Start

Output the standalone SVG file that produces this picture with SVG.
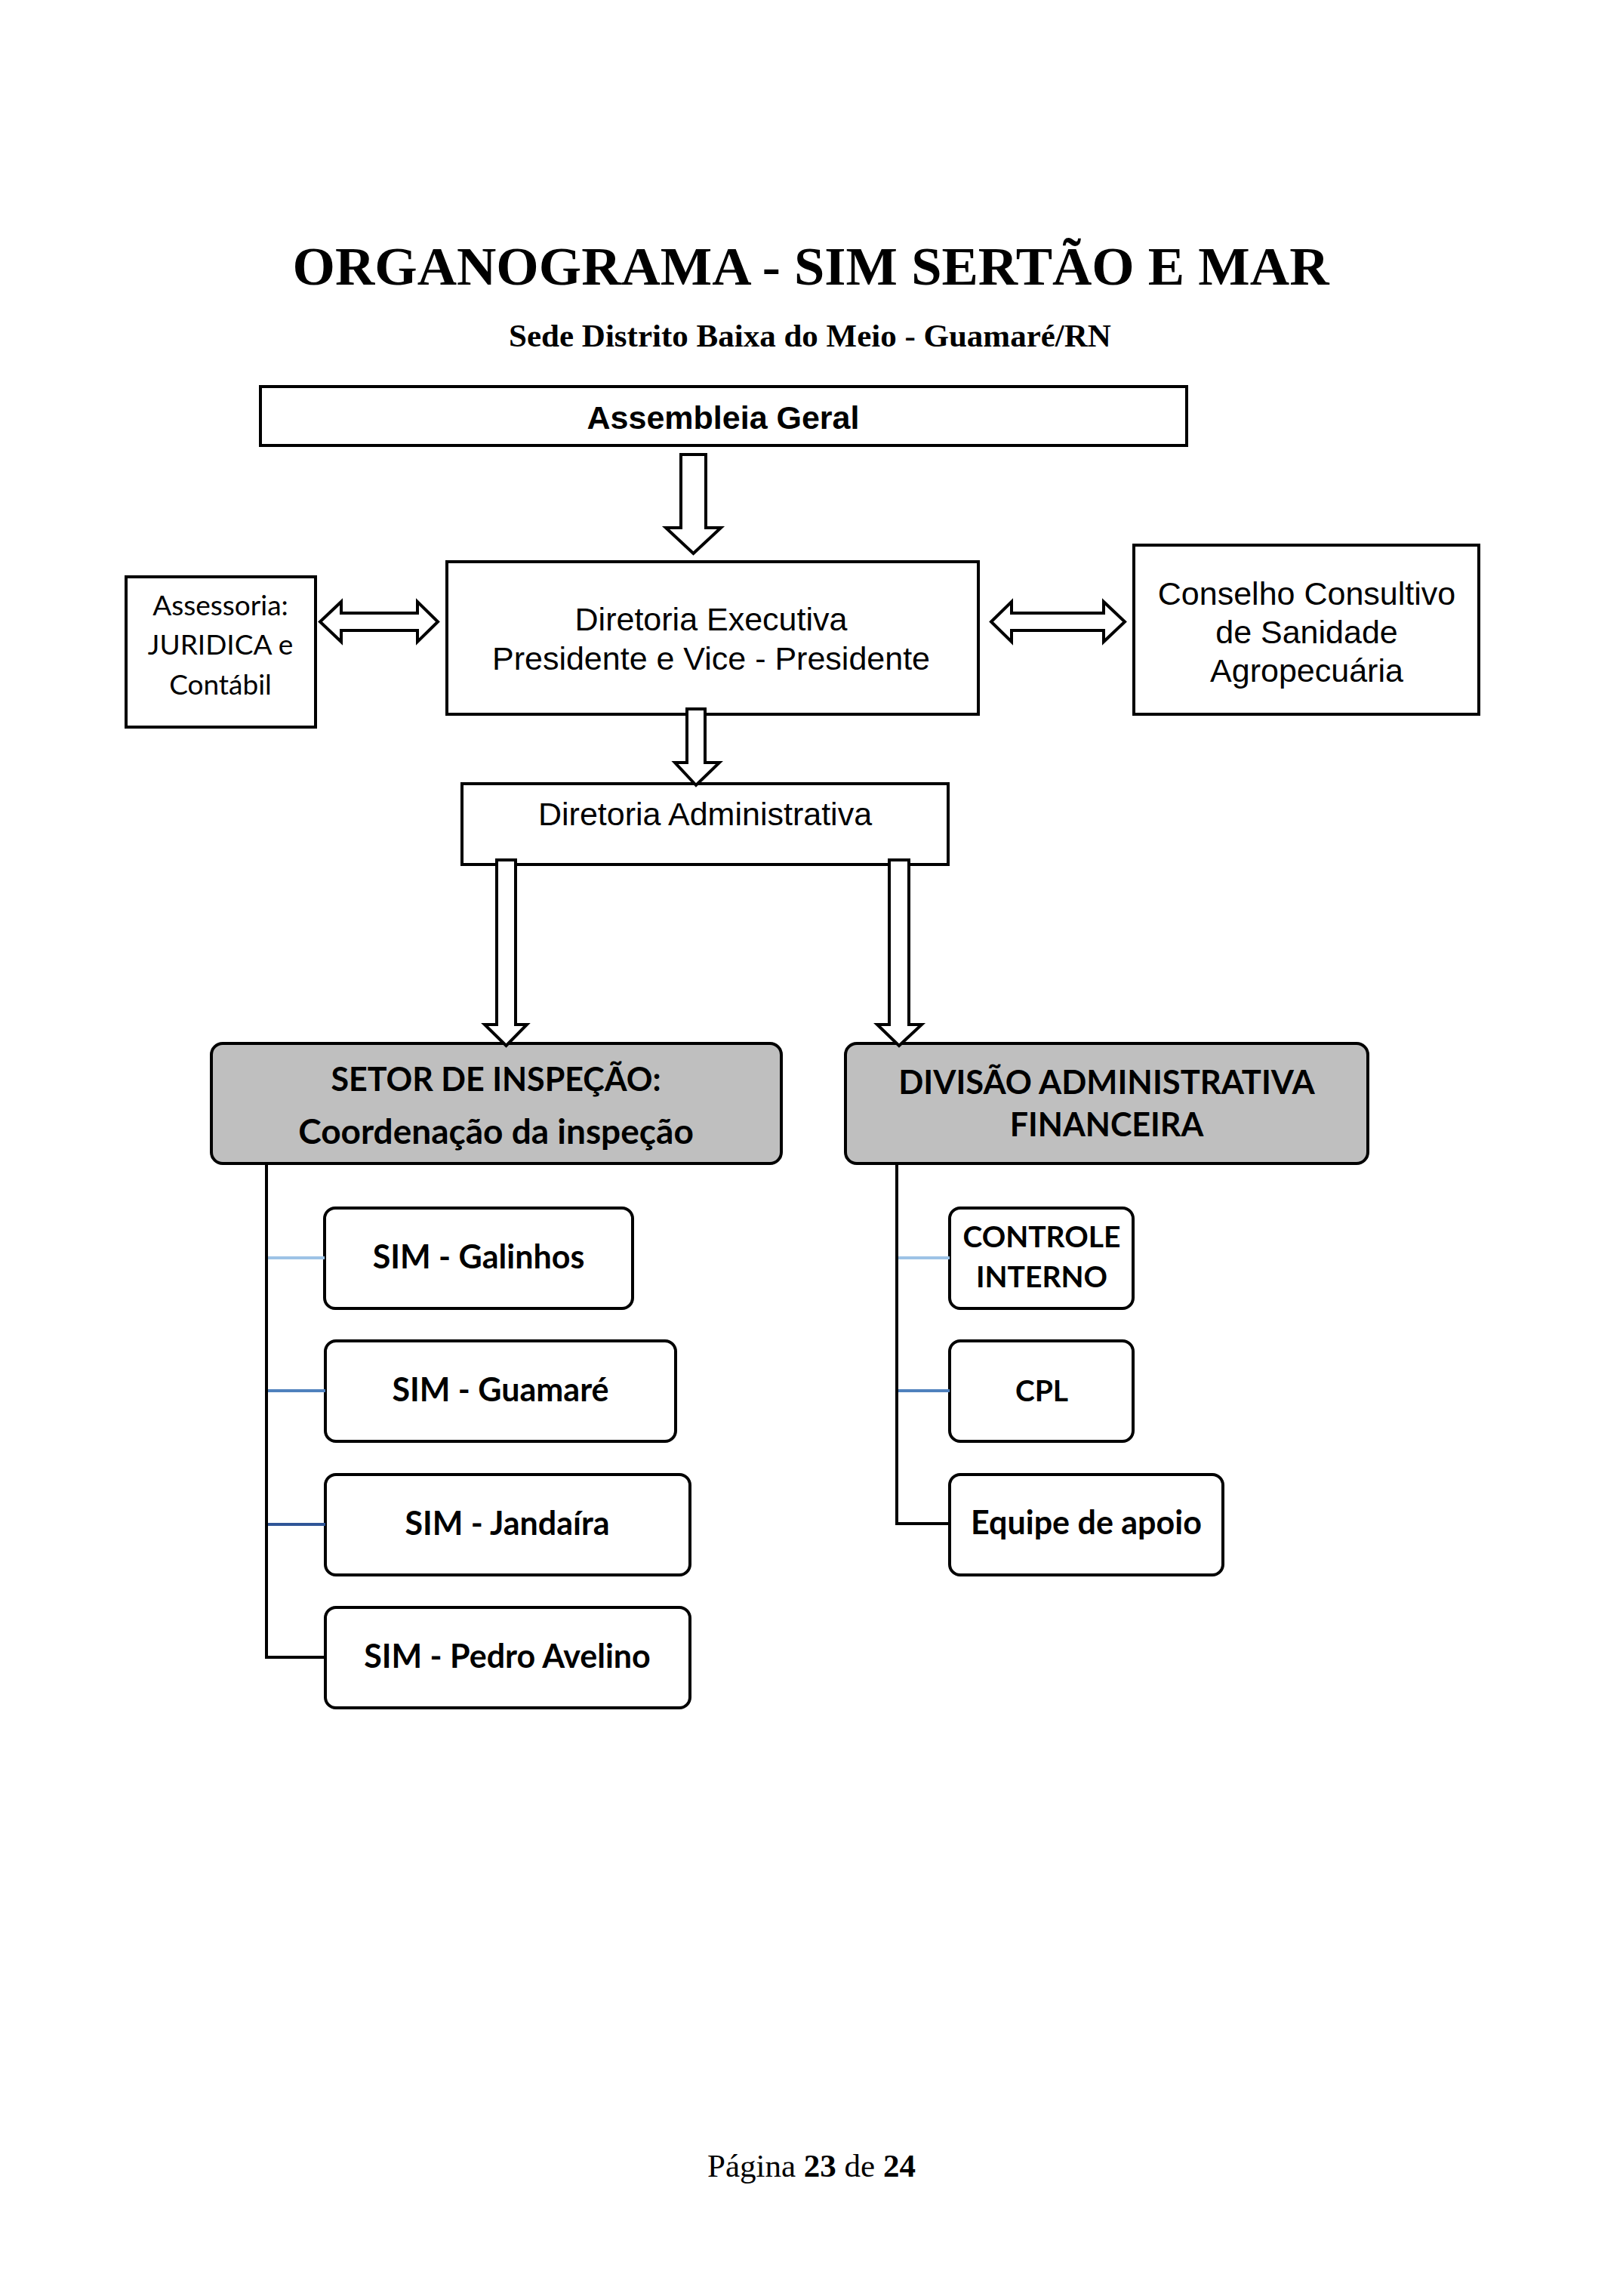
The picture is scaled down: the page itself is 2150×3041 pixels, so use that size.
<svg xmlns="http://www.w3.org/2000/svg" width="2150" height="3041" viewBox="0 0 2150 3041">
<style>
.bg{fill:#ffffff}
.box{fill:#ffffff;stroke:#000;stroke-width:4}
.rbox{fill:#ffffff;stroke:#000;stroke-width:4}
.gbox{fill:#bfbfbf;stroke:#000;stroke-width:4}
.arr{fill:#ffffff;stroke:#000;stroke-width:4;stroke-linejoin:miter}
.ln{fill:none;stroke:#000;stroke-width:4}
.t-title{font-family:"Liberation Serif","Times New Roman",serif;font-weight:bold;text-anchor:middle;fill:#000}
.t-ar{font-family:"Liberation Sans",Arial,sans-serif;font-size:43px;text-anchor:middle;fill:#000}
.t-arb{font-family:"Liberation Sans",Arial,sans-serif;font-size:43px;font-weight:bold;text-anchor:middle;fill:#000}
.t-cal{font-family:Lato,"Open Sans",sans-serif;font-size:37px;text-anchor:middle;fill:#000}
.t-calb{font-family:Lato,"Open Sans",sans-serif;font-weight:bold;text-anchor:middle;fill:#000}
</style>
<rect class="bg" x="0" y="0" width="2150" height="3041"/>

<g id="header">
<text class="t-title" x="1074" y="377" font-size="72.5">ORGANOGRAMA - SIM SERTÃO E MAR</text>
<text class="t-title" x="1073" y="459" font-size="43">Sede Distrito Baixa do Meio - Guamaré/RN</text>
</g>

<g id="assembleia">
<rect class="box" x="345" y="512" width="1227" height="78"/>
<text class="t-arb" x="958" y="568">Assembleia Geral</text>
</g>

<g id="assessoria">
<rect class="box" x="167" y="764" width="251" height="199"/>
<text class="t-cal" x="292" y="815">Assessoria:</text>
<text class="t-cal" x="292" y="867" font-size="34.5">JURIDICA e</text>
<text class="t-cal" x="292" y="920">Contábil</text>
</g>

<g id="diretoria-executiva">
<rect class="box" x="592" y="744" width="704" height="202"/>
<text class="t-ar" x="942" y="835">Diretoria Executiva</text>
<text class="t-ar" x="942" y="887">Presidente e Vice - Presidente</text>
</g>

<g id="conselho">
<rect class="box" x="1502" y="722" width="457" height="224"/>
<text class="t-ar" x="1731" y="801">Conselho Consultivo</text>
<text class="t-ar" x="1731" y="852">de Sanidade</text>
<text class="t-ar" x="1731" y="903">Agropecuária</text>
</g>

<g id="diretoria-administrativa">
<rect class="box" x="612" y="1038" width="644" height="107"/>
<text class="t-ar" x="934" y="1093">Diretoria Administrativa</text>
</g>

<g id="setor-inspecao">
<rect class="gbox" x="280" y="1382" width="755" height="159" rx="15" ry="15"/>
<text class="t-calb" x="657" y="1445" font-size="43">SETOR DE INSPEÇÃO:</text>
<text class="t-calb" x="657" y="1515" font-size="46">Coordenação da inspeção</text>
</g>

<g id="divisao-adm">
<rect class="gbox" x="1120" y="1382" width="692" height="159" rx="15" ry="15"/>
<text class="t-calb" x="1466" y="1449" font-size="43.5">DIVISÃO ADMINISTRATIVA</text>
<text class="t-calb" x="1466" y="1505" font-size="43">FINANCEIRA</text>
</g>

<g id="sim-galinhos">
<rect class="rbox" x="430" y="1600" width="408" height="133" rx="14" ry="14"/>
<text class="t-calb" x="634" y="1680" font-size="43">SIM - Galinhos</text>
</g>
<g id="sim-guamare">
<rect class="rbox" x="431" y="1776" width="464" height="133" rx="14" ry="14"/>
<text class="t-calb" x="663" y="1856" font-size="43">SIM - Guamaré</text>
</g>
<g id="sim-jandaira">
<rect class="rbox" x="431" y="1953" width="483" height="133" rx="14" ry="14"/>
<text class="t-calb" x="672" y="2033" font-size="43">SIM - Jandaíra</text>
</g>
<g id="sim-pedro-avelino">
<rect class="rbox" x="431" y="2129" width="483" height="133" rx="14" ry="14"/>
<text class="t-calb" x="672" y="2209" font-size="43">SIM - Pedro Avelino</text>
</g>

<g id="controle-interno">
<rect class="rbox" x="1258" y="1600" width="243" height="133" rx="14" ry="14"/>
<text class="t-calb" x="1380" y="1652" font-size="39">CONTROLE</text>
<text class="t-calb" x="1380" y="1705" font-size="39">INTERNO</text>
</g>
<g id="cpl">
<rect class="rbox" x="1258" y="1776" width="243" height="133" rx="14" ry="14"/>
<text class="t-calb" x="1380" y="1856" font-size="39">CPL</text>
</g>
<g id="equipe-apoio">
<rect class="rbox" x="1258" y="1953" width="362" height="133" rx="14" ry="14"/>
<text class="t-calb" x="1439" y="2032" font-size="43">Equipe de apoio</text>
</g>

<g id="connectors">
<polygon class="arr" points="902,602 935,602 935,699 955,699 918.5,733 882,699 902,699"/>
<polygon class="arr" points="910,939 934,939 934,1010 953,1010 922,1040 894,1010 910,1010"/>
<polygon class="arr" points="658,1139 683,1139 683,1357 698,1357 670.5,1385 642,1357 658,1357"/>
<polygon class="arr" points="1178,1139 1204,1139 1204,1357 1221,1357 1191,1385 1162,1357 1178,1357"/>
<polygon class="arr" points="424,823.5 452,797 452,812 553,812 553,797 580,823.5 553,850 553,835 452,835 452,850"/>
<polygon class="arr" points="1313,823.5 1340,797 1340,812 1462,812 1462,797 1490,823.5 1462,850 1462,835 1340,835 1340,850"/>
<path class="ln" d="M353,1543 V2195 H431"/>
<path class="ln" d="M1188,1543 V2018 H1258"/>
<line x1="355" y1="1666" x2="430" y2="1666" stroke="#9dc3e6" stroke-width="4"/>
<line x1="355" y1="1842" x2="431" y2="1842" stroke="#4f81bd" stroke-width="4"/>
<line x1="355" y1="2019" x2="431" y2="2019" stroke="#2f5597" stroke-width="4"/>
<line x1="1190" y1="1666" x2="1258" y2="1666" stroke="#9dc3e6" stroke-width="4"/>
<line x1="1190" y1="1842" x2="1258" y2="1842" stroke="#4f81bd" stroke-width="4"/>
</g>

<g id="footer">
<text x="1075" y="2883" font-family="'Liberation Serif','Times New Roman',serif" font-size="43" text-anchor="middle" fill="#000">Página <tspan font-weight="bold">23</tspan> de <tspan font-weight="bold">24</tspan></text>
</g>
</svg>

End

Copy the material above exactly and drop the pictures.

Reply =>
Output the standalone SVG file that produces this picture with SVG.
The picture is scaled down: the page itself is 2150×3041 pixels, so use that size.
<svg xmlns="http://www.w3.org/2000/svg" width="2150" height="3041" viewBox="0 0 2150 3041">
<style>
.bg{fill:#ffffff}
.box{fill:#ffffff;stroke:#000;stroke-width:4}
.rbox{fill:#ffffff;stroke:#000;stroke-width:4}
.gbox{fill:#bfbfbf;stroke:#000;stroke-width:4}
.arr{fill:#ffffff;stroke:#000;stroke-width:4;stroke-linejoin:miter}
.ln{fill:none;stroke:#000;stroke-width:4}
.t-title{font-family:"Liberation Serif","Times New Roman",serif;font-weight:bold;text-anchor:middle;fill:#000}
.t-ar{font-family:"Liberation Sans",Arial,sans-serif;font-size:43px;text-anchor:middle;fill:#000}
.t-arb{font-family:"Liberation Sans",Arial,sans-serif;font-size:43px;font-weight:bold;text-anchor:middle;fill:#000}
.t-cal{font-family:Lato,"Open Sans",sans-serif;font-size:37px;text-anchor:middle;fill:#000}
.t-calb{font-family:Lato,"Open Sans",sans-serif;font-weight:bold;text-anchor:middle;fill:#000}
</style>
<rect class="bg" x="0" y="0" width="2150" height="3041"/>

<g id="header">
<text class="t-title" x="1074" y="377" font-size="72.5">ORGANOGRAMA - SIM SERTÃO E MAR</text>
<text class="t-title" x="1073" y="459" font-size="43">Sede Distrito Baixa do Meio - Guamaré/RN</text>
</g>

<g id="assembleia">
<rect class="box" x="345" y="512" width="1227" height="78"/>
<text class="t-arb" x="958" y="568">Assembleia Geral</text>
</g>

<g id="assessoria">
<rect class="box" x="167" y="764" width="251" height="199"/>
<text class="t-cal" x="292" y="815">Assessoria:</text>
<text class="t-cal" x="292" y="867" font-size="34.5">JURIDICA e</text>
<text class="t-cal" x="292" y="920">Contábil</text>
</g>

<g id="diretoria-executiva">
<rect class="box" x="592" y="744" width="704" height="202"/>
<text class="t-ar" x="942" y="835">Diretoria Executiva</text>
<text class="t-ar" x="942" y="887">Presidente e Vice - Presidente</text>
</g>

<g id="conselho">
<rect class="box" x="1502" y="722" width="457" height="224"/>
<text class="t-ar" x="1731" y="801">Conselho Consultivo</text>
<text class="t-ar" x="1731" y="852">de Sanidade</text>
<text class="t-ar" x="1731" y="903">Agropecuária</text>
</g>

<g id="diretoria-administrativa">
<rect class="box" x="612" y="1038" width="644" height="107"/>
<text class="t-ar" x="934" y="1093">Diretoria Administrativa</text>
</g>

<g id="setor-inspecao">
<rect class="gbox" x="280" y="1382" width="755" height="159" rx="15" ry="15"/>
<text class="t-calb" x="657" y="1445" font-size="43">SETOR DE INSPEÇÃO:</text>
<text class="t-calb" x="657" y="1515" font-size="46">Coordenação da inspeção</text>
</g>

<g id="divisao-adm">
<rect class="gbox" x="1120" y="1382" width="692" height="159" rx="15" ry="15"/>
<text class="t-calb" x="1466" y="1449" font-size="43.5">DIVISÃO ADMINISTRATIVA</text>
<text class="t-calb" x="1466" y="1505" font-size="43">FINANCEIRA</text>
</g>

<g id="sim-galinhos">
<rect class="rbox" x="430" y="1600" width="408" height="133" rx="14" ry="14"/>
<text class="t-calb" x="634" y="1680" font-size="43">SIM - Galinhos</text>
</g>
<g id="sim-guamare">
<rect class="rbox" x="431" y="1776" width="464" height="133" rx="14" ry="14"/>
<text class="t-calb" x="663" y="1856" font-size="43">SIM - Guamaré</text>
</g>
<g id="sim-jandaira">
<rect class="rbox" x="431" y="1953" width="483" height="133" rx="14" ry="14"/>
<text class="t-calb" x="672" y="2033" font-size="43">SIM - Jandaíra</text>
</g>
<g id="sim-pedro-avelino">
<rect class="rbox" x="431" y="2129" width="483" height="133" rx="14" ry="14"/>
<text class="t-calb" x="672" y="2209" font-size="43">SIM - Pedro Avelino</text>
</g>

<g id="controle-interno">
<rect class="rbox" x="1258" y="1600" width="243" height="133" rx="14" ry="14"/>
<text class="t-calb" x="1380" y="1652" font-size="39">CONTROLE</text>
<text class="t-calb" x="1380" y="1705" font-size="39">INTERNO</text>
</g>
<g id="cpl">
<rect class="rbox" x="1258" y="1776" width="243" height="133" rx="14" ry="14"/>
<text class="t-calb" x="1380" y="1856" font-size="39">CPL</text>
</g>
<g id="equipe-apoio">
<rect class="rbox" x="1258" y="1953" width="362" height="133" rx="14" ry="14"/>
<text class="t-calb" x="1439" y="2032" font-size="43">Equipe de apoio</text>
</g>

<g id="connectors">
<polygon class="arr" points="902,602 935,602 935,699 955,699 918.5,733 882,699 902,699"/>
<polygon class="arr" points="910,939 934,939 934,1010 953,1010 922,1040 894,1010 910,1010"/>
<polygon class="arr" points="658,1139 683,1139 683,1357 698,1357 670.5,1385 642,1357 658,1357"/>
<polygon class="arr" points="1178,1139 1204,1139 1204,1357 1221,1357 1191,1385 1162,1357 1178,1357"/>
<polygon class="arr" points="424,823.5 452,797 452,812 553,812 553,797 580,823.5 553,850 553,835 452,835 452,850"/>
<polygon class="arr" points="1313,823.5 1340,797 1340,812 1462,812 1462,797 1490,823.5 1462,850 1462,835 1340,835 1340,850"/>
<path class="ln" d="M353,1543 V2195 H431"/>
<path class="ln" d="M1188,1543 V2018 H1258"/>
<line x1="355" y1="1666" x2="430" y2="1666" stroke="#9dc3e6" stroke-width="4"/>
<line x1="355" y1="1842" x2="431" y2="1842" stroke="#4f81bd" stroke-width="4"/>
<line x1="355" y1="2019" x2="431" y2="2019" stroke="#2f5597" stroke-width="4"/>
<line x1="1190" y1="1666" x2="1258" y2="1666" stroke="#9dc3e6" stroke-width="4"/>
<line x1="1190" y1="1842" x2="1258" y2="1842" stroke="#4f81bd" stroke-width="4"/>
</g>

<g id="footer">
<text x="1075" y="2883" font-family="'Liberation Serif','Times New Roman',serif" font-size="43" text-anchor="middle" fill="#000">Página <tspan font-weight="bold">23</tspan> de <tspan font-weight="bold">24</tspan></text>
</g>
</svg>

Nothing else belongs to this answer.